Yep, that's completely accurate and note that I left out the most recent data point (1912 on 06/30/09) because it would ruin the scaling. Click here for a copy of the appended S&P spreadsheet, all I did was take PE quotes directly from the S&P website. In fact, according to the Standard & Poors, the trailing 1 yr PE is projected to go negative in the quarter ending 09/30/2009! Ok, the headline number (1912) is partially based on estimated earnings for the most recent quarter since not all companies have reported, but frankly, it doesn't matter that much because the PE is so ridiculously large. If the PE is really 1500 or really 2500, does it make all that much difference? Its a massive stock market bubble any way you slice it. Compare this to the historic highs of the dot com bubble (~50) or any other bubble and its way, way, way higher. If you want to work out the details on your own, start here and please let me know what you figure out.
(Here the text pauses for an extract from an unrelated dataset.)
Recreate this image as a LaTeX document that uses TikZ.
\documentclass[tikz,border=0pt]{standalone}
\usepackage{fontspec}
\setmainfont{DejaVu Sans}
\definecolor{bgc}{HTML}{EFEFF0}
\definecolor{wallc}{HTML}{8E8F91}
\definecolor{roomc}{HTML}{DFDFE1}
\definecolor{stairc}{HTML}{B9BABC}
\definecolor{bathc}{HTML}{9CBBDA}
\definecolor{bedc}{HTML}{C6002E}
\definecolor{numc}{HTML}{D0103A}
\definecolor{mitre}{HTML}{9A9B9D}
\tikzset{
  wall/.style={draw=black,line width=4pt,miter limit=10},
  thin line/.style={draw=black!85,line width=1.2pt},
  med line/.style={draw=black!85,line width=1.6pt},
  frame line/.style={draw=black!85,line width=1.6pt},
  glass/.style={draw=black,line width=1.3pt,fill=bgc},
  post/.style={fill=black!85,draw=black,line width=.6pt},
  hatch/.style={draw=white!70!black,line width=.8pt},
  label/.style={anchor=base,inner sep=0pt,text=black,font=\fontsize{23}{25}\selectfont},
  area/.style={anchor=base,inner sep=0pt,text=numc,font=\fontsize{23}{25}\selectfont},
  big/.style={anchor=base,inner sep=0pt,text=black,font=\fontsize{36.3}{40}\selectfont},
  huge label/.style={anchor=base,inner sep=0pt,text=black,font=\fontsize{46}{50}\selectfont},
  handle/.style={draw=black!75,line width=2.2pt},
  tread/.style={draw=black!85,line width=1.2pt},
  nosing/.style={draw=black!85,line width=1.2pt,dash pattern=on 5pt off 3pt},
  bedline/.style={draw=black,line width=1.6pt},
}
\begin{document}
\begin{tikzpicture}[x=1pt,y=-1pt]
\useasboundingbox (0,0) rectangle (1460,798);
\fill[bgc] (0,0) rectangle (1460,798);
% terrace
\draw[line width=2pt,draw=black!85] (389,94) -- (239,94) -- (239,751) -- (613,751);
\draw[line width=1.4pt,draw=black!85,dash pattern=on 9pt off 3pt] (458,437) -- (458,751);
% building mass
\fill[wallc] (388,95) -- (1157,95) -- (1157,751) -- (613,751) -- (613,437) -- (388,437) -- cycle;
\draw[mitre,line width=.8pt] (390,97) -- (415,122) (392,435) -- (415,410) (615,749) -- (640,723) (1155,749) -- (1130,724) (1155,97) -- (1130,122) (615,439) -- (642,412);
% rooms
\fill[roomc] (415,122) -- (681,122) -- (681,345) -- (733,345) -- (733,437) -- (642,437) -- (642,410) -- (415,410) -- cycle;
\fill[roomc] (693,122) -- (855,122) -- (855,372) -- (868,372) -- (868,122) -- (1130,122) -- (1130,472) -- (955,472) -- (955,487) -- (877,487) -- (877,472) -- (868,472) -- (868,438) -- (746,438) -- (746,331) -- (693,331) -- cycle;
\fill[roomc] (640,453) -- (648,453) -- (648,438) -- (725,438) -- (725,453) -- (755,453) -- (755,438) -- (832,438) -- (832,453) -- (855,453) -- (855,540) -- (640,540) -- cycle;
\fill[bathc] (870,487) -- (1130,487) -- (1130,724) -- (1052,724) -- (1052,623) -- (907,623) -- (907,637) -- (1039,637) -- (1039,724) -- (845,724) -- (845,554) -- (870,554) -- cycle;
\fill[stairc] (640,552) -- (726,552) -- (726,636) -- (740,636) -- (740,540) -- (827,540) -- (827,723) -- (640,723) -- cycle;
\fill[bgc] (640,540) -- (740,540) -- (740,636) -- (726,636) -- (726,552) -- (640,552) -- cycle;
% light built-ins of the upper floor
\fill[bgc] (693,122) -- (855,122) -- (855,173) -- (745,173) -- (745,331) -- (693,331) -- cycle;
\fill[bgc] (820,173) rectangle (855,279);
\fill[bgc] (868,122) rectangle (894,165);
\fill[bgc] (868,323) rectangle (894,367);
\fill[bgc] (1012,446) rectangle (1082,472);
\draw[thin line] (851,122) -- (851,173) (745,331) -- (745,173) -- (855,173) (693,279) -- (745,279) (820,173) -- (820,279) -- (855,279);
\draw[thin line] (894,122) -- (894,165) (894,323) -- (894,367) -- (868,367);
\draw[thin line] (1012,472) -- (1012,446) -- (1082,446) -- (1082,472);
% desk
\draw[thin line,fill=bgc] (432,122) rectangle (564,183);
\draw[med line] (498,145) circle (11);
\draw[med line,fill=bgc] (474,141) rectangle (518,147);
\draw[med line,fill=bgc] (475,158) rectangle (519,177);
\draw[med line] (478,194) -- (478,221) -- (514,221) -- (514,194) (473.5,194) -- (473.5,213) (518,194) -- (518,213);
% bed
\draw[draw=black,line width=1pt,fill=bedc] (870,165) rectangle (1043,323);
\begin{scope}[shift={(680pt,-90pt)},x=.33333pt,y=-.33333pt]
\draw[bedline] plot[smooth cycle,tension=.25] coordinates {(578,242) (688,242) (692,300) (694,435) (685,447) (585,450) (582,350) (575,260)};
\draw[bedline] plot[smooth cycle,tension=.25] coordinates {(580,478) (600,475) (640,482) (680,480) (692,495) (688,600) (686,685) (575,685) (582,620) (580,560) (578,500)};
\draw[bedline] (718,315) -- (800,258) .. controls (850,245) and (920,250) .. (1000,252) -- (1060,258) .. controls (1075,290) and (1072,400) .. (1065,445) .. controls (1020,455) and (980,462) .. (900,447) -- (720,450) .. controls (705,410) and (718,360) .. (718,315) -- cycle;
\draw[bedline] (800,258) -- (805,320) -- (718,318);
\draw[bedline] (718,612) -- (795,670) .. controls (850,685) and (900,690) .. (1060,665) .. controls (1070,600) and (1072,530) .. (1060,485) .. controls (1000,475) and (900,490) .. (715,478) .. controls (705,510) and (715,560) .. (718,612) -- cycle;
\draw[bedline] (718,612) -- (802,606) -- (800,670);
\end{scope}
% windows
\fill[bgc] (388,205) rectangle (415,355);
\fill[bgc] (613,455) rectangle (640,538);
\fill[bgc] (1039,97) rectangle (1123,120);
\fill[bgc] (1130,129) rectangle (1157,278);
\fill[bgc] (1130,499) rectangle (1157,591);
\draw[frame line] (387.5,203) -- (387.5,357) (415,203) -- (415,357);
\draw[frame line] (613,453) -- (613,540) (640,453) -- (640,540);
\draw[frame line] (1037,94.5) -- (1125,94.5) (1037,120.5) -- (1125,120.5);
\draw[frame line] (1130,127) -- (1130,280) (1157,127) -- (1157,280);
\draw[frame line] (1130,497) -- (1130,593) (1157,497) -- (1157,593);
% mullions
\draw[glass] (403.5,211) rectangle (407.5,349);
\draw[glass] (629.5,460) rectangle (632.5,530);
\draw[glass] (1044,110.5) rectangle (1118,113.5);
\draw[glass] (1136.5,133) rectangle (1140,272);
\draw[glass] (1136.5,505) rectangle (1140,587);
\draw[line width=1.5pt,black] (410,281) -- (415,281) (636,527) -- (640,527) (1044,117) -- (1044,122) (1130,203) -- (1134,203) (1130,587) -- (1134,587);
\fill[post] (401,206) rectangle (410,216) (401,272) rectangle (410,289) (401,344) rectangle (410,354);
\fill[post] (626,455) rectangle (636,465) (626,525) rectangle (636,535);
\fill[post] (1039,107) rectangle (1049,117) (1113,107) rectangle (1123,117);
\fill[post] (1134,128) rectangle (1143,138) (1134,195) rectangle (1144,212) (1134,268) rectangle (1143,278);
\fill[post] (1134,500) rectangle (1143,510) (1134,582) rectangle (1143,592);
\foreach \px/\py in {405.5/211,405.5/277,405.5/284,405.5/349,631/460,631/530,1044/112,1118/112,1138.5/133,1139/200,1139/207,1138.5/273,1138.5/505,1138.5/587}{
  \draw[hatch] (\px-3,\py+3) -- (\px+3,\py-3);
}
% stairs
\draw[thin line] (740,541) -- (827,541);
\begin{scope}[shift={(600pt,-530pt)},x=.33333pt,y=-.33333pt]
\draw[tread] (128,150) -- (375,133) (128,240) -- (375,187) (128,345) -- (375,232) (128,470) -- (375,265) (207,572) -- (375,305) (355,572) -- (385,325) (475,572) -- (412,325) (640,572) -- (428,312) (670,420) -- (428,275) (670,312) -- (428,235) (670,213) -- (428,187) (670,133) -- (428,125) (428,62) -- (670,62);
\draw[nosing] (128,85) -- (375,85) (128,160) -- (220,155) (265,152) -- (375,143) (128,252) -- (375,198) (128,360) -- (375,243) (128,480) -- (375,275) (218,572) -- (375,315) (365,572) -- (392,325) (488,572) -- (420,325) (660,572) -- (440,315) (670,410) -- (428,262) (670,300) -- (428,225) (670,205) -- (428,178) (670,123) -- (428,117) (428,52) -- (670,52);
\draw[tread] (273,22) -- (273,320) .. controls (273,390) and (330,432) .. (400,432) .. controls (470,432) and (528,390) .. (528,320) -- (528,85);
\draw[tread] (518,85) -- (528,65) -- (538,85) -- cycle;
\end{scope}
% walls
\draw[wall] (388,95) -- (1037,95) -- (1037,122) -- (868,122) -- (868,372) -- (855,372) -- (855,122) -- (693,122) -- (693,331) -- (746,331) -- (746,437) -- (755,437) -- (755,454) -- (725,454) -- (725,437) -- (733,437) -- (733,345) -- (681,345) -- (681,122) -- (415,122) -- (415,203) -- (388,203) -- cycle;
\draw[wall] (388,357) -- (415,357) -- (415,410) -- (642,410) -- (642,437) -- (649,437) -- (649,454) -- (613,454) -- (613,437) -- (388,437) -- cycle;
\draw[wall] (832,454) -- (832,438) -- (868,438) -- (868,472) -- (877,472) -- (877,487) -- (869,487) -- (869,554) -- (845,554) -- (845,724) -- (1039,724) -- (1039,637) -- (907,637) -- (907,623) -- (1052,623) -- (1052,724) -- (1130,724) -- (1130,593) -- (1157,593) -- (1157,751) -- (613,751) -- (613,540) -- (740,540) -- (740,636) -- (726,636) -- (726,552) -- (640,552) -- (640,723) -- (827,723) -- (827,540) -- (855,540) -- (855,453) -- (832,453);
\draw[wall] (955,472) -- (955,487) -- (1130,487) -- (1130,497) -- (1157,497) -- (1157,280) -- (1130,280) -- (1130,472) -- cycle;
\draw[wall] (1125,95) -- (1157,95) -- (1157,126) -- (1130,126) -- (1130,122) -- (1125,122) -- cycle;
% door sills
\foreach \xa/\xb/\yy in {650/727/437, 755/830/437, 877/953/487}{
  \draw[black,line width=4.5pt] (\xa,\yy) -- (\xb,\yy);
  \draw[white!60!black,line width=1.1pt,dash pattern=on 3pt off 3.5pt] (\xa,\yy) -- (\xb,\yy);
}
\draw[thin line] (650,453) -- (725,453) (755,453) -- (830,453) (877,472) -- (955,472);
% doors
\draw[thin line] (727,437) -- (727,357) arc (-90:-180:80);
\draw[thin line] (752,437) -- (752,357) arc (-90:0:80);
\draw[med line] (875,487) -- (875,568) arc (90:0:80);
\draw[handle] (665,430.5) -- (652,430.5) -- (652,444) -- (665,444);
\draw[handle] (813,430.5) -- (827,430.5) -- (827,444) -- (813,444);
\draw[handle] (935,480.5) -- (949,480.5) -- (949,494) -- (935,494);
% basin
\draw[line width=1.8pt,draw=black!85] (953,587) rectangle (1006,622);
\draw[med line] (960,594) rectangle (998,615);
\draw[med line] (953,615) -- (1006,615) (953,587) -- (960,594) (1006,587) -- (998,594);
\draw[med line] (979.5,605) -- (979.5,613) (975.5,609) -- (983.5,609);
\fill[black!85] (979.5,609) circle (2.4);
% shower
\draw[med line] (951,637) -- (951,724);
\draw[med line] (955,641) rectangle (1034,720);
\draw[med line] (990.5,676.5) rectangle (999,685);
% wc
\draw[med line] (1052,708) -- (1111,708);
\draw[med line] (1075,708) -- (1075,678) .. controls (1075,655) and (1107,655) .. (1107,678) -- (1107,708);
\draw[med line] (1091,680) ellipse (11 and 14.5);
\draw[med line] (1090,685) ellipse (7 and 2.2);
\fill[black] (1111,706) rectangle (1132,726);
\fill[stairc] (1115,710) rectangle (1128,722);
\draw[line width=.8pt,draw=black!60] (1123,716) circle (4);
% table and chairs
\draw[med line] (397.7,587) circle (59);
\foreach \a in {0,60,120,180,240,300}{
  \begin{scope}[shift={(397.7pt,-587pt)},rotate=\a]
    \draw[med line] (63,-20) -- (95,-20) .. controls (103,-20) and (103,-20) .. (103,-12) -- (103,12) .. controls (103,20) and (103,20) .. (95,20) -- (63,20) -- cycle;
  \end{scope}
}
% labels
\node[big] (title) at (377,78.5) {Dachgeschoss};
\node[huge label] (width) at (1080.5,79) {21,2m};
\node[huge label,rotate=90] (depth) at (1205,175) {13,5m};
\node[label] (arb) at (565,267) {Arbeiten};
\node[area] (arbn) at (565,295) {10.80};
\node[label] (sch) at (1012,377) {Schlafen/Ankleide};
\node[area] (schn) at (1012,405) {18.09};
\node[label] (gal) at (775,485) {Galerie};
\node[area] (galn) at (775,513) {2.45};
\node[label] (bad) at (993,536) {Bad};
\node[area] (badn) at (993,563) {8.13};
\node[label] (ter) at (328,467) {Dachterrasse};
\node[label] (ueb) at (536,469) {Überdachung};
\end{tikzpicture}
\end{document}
I am appalled that anyone would actually try and justify this rally based on value when its clear that fundamental analysis is completely worthless in this market. I think the markets can go higher but I sure feel sorry for those sorry bastards who buy stocks anywhere near here for the long term. Please note that I still expect a substantial move higher in price from here before this bubble pops. Recall that the Nasdaq broke out last week and notice that the S&P came pretty close today.
This is posted on reddit here.
5 comments:
Q2 earnings are still being reported. on 6/30 most earnings weren't out
Right but the money had been earned as of that date, the S&P uses the estimated + reported earnings divided by the 06/30/09 price to get that number. I didn't calculate it myself, although I checked their math. They have the 1912 number on the S&P website, I estimate its closer to 2000 now due to price appreciation of the index.
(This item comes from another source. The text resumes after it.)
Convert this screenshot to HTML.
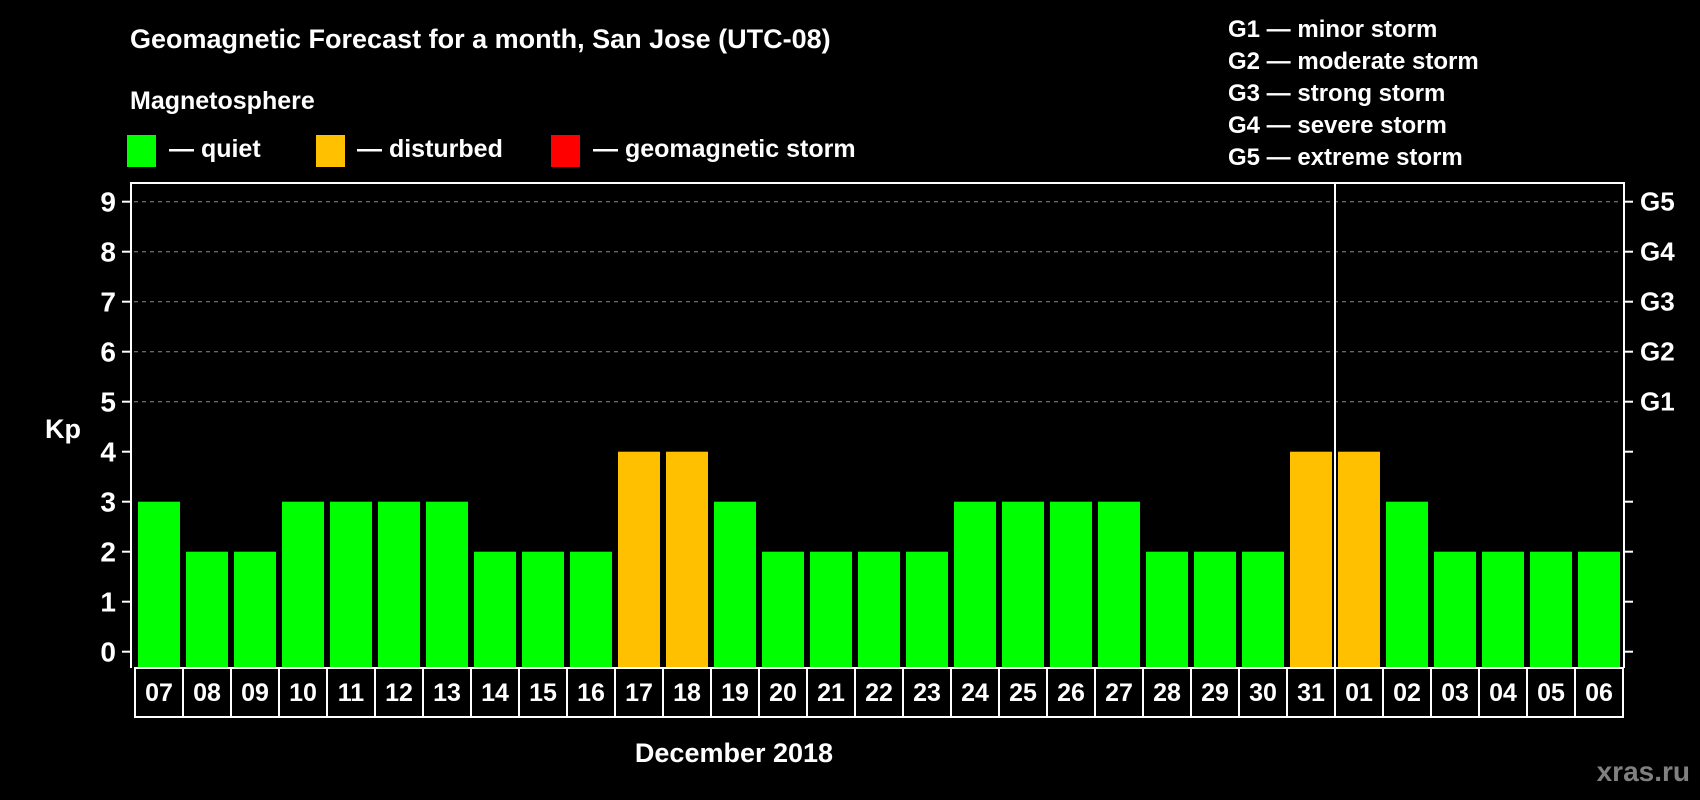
<!DOCTYPE html>
<html><head><meta charset="utf-8"><style>
html,body{margin:0;padding:0;background:#000;}
svg{display:block;font-family:"Liberation Sans",Arial,sans-serif;font-weight:bold;}
</style></head><body>
<svg id="chart" width="1700" height="800" viewBox="0 0 1700 800" xmlns="http://www.w3.org/2000/svg">
<rect x="0" y="0" width="1700" height="800" fill="#000"/>
<text x="130" y="48" fill="#fff" font-size="27">Geomagnetic Forecast for a month, San Jose (UTC-08)</text>
<text x="130" y="109" fill="#fff" font-size="25">Magnetosphere</text>
<rect x="127" y="135" width="29" height="32" fill="#00ff00"/>
<text x="169" y="157" fill="#fff" font-size="25">— quiet</text>
<rect x="316" y="135" width="29" height="32" fill="#ffc000"/>
<text x="357" y="157" fill="#fff" font-size="25">— disturbed</text>
<rect x="551" y="135" width="29" height="32" fill="#ff0000"/>
<text x="593" y="157" fill="#fff" font-size="25">— geomagnetic storm</text>
<g fill="#fff" font-size="24">
<text x="1228" y="37">G1 — minor storm</text>
<text x="1228" y="69">G2 — moderate storm</text>
<text x="1228" y="101">G3 — strong storm</text>
<text x="1228" y="133">G4 — severe storm</text>
<text x="1228" y="165">G5 — extreme storm</text>
</g>
<text x="63" y="438" fill="#fff" font-size="27" text-anchor="middle">Kp</text>
<text x="734" y="762" fill="#fff" font-size="27" text-anchor="middle">December 2018</text>
<text x="1690" y="781" fill="#808080" font-size="28" text-anchor="end">xras.ru</text>
<g id="grid"></g><g id="bars"></g><g id="axes"></g><g id="dates"></g>
</svg>
<script>
const days = ["07","08","09","10","11","12","13","14","15","16","17","18","19","20","21","22","23","24","25","26","27","28","29","30","31","01","02","03","04","05","06"];
const kpValues = [3,2,2,3,3,3,3,2,2,2,4,4,3,2,2,2,2,3,3,3,3,2,2,2,4,4,3,2,2,2,2];
const yTicks = [0,1,2,3,4,5,6,7,8,9];
const gLabels = ["G1","G2","G3","G4","G5"];
const gLevels = [5,6,7,8,9];
const monthBreakIndex = 25;

const NS="http://www.w3.org/2000/svg";
const L=131,R=1624,T=183,B=668, X0=135, PITCH=48;
const y=v=>651.7-v*50;
const x=i=>X0+i*PITCH;
function mk(tag,attrs,parent){const e=document.createElementNS(NS,tag);for(const k in attrs)e.setAttribute(k,attrs[k]);parent.appendChild(e);return e;}
const grid=document.getElementById('grid'),bars=document.getElementById('bars'),axes=document.getElementById('axes'),dates=document.getElementById('dates');
gLevels.forEach((lv,i)=>{
  const ln=mk('line',{x1:L+3,x2:R-3,y1:y(lv),y2:y(lv),stroke:'#8a8a8a','stroke-width':1,'stroke-dasharray':'4 4'},grid);
  
  
  const t=mk('text',{x:1640,y:y(lv)+9,fill:'#fff','font-size':26},axes);t.textContent=gLabels[i];
  
  
});
kpValues.forEach((v,i)=>{
  const col=v>=5?'#ff0000':(v>=4?'#ffc000':'#00ff00');
  const r=mk('rect',{x:x(i)+3,y:y(v),width:42,height:B-y(v),fill:col},bars);
  
  
});
yTicks.forEach(v=>{
  mk('line',{x1:122,x2:L,y1:y(v),y2:y(v),stroke:'#fff','stroke-width':2},axes);
  mk('line',{x1:R,x2:1633,y1:y(v),y2:y(v),stroke:'#fff','stroke-width':2},axes);
  const t=mk('text',{x:116,y:y(v)+10,fill:'#fff','font-size':28,'text-anchor':'end'},axes);t.textContent=v;
  
  
});
const frame=mk('polyline',{points:`${L},${B} ${L},${T} ${R},${T} ${R},${B}`,fill:'none',stroke:'#fff','stroke-width':2},axes);


const sep=mk('line',{x1:x(monthBreakIndex),x2:x(monthBreakIndex),y1:T,y2:B,stroke:'#fff','stroke-width':2},axes);


mk('rect',{x:X0,y:B,width:days.length*PITCH,height:49,fill:'none',stroke:'#fff','stroke-width':2},dates);
days.forEach((d,i)=>{
  if(i>0)mk('line',{x1:x(i),x2:x(i),y1:B,y2:B+49,stroke:'#fff','stroke-width':2},dates);
  const t=mk('text',{x:x(i)+PITCH/2,y:701,fill:'#fff','font-size':25,'text-anchor':'middle'},dates);t.textContent=d;
  
  
});
</script>
</body></html>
Then why does this group show a recent p/e ratio (still high) but much much lower than what you have?
http://bespokeinvest.typepad.com/bespoke/2009/08/sp-500-pe-ratio-nearly-doubles.html
Hi, they say their PE "uses trailing 12-month diluted earnings per share from continuing operations." So they are using "operating earnings" whereas I am using "as reported earnings." The difference is in the "one time charges," which mostly came from bank write offs. In other words, I am using the real, actual earnings over one year, which in most cases everyone would use, except that no one likes the answer they get. So instead that site uses the "operating earnings" because the number they get makes sense to them. Maybe this is just another example of how investing based on fundamentals is silly because you can make the value look however you want if you try hard enough.
As a side note, I used the S&P's website for my data, they did not cite their source.
Thanks for the question.
Bravo to you for finding this data. I have searched all over the S&P website, save press releases, and cold not find 3/31 and 6/30 S&P 500 p/e data. Where did you find this spreadsheet on their site?